今年も敬老の日を迎えます。
 郷里の、ジジ、ババより電話があり、「この頃地域の民生委員の方の訪問が多く煩わしい」とのこと。
 私は、「白骨化していないかどうかの確認なので、とりあえず二人とも生きていることは見てもらったほうが良いと思う。煩わしければ、白骨に“しない”、“ならない”、“持ち込まない”という非白骨化三原則のポスターでも作って貼っておいたらどうか。」と話しておきました。
 さすがに93歳(介護度・要支援)と86歳(介護度 要支援1)の老夫婦世帯なので、心配ではあります。 
 不肖の息子(私)は、あてにならないとばかりに、二人でがんばっていて、自分たちで、「息子孝行の老人」と言っています。(ある意味正しい。)今度、白骨温泉(信州)にでも連れて行こうかと思います。

 母は、白骨化のニュースを見て、老老介護の息子が、『生活保護申請をした時に、自分より年下の行政職員が、自分を馬鹿にした態度であったので、申請を断念した。母親が亡くなり生活費がなく、止むを得ず葬儀もせず、年金を受給していた。』という報道に、「もぞこくなって涙が出る。」と話し、高齢者福祉の制度の不備と行政担当者の態度を怒っておりました。
もぞこい=不憫だ、かわいそうだの意

さて、行方不明の高齢者の話題は、連日報道されましたが、原因の究明(個人、家族、制度、地域社会の在り方)や再発防止策の検証は不十分でした。「万暦年間から生きている人がいる」などと「トリビアの泉」のような報道もある始末です。

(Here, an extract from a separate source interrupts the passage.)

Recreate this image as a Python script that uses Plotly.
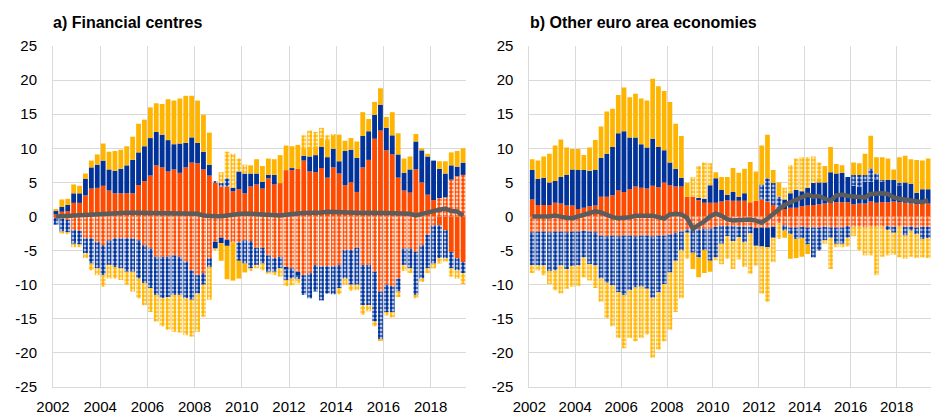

 行方不明の高齢者、行旅死亡の高齢者、白骨化した高齢者は、「自分の人生の終焉を誰にも告げられず」にこの世を去りました。これは、地域社会に生きていたはずの人間を抹殺したことに等しく、個人の全人生を全否定したもので、これ以上の人権侵害はありません。
 高齢者の安心、安全のセーフティネットは、思っている以上に弱く、地域で再構築する必要があります。
 白骨化した死体は我々に何を語りかけているのでしょうか。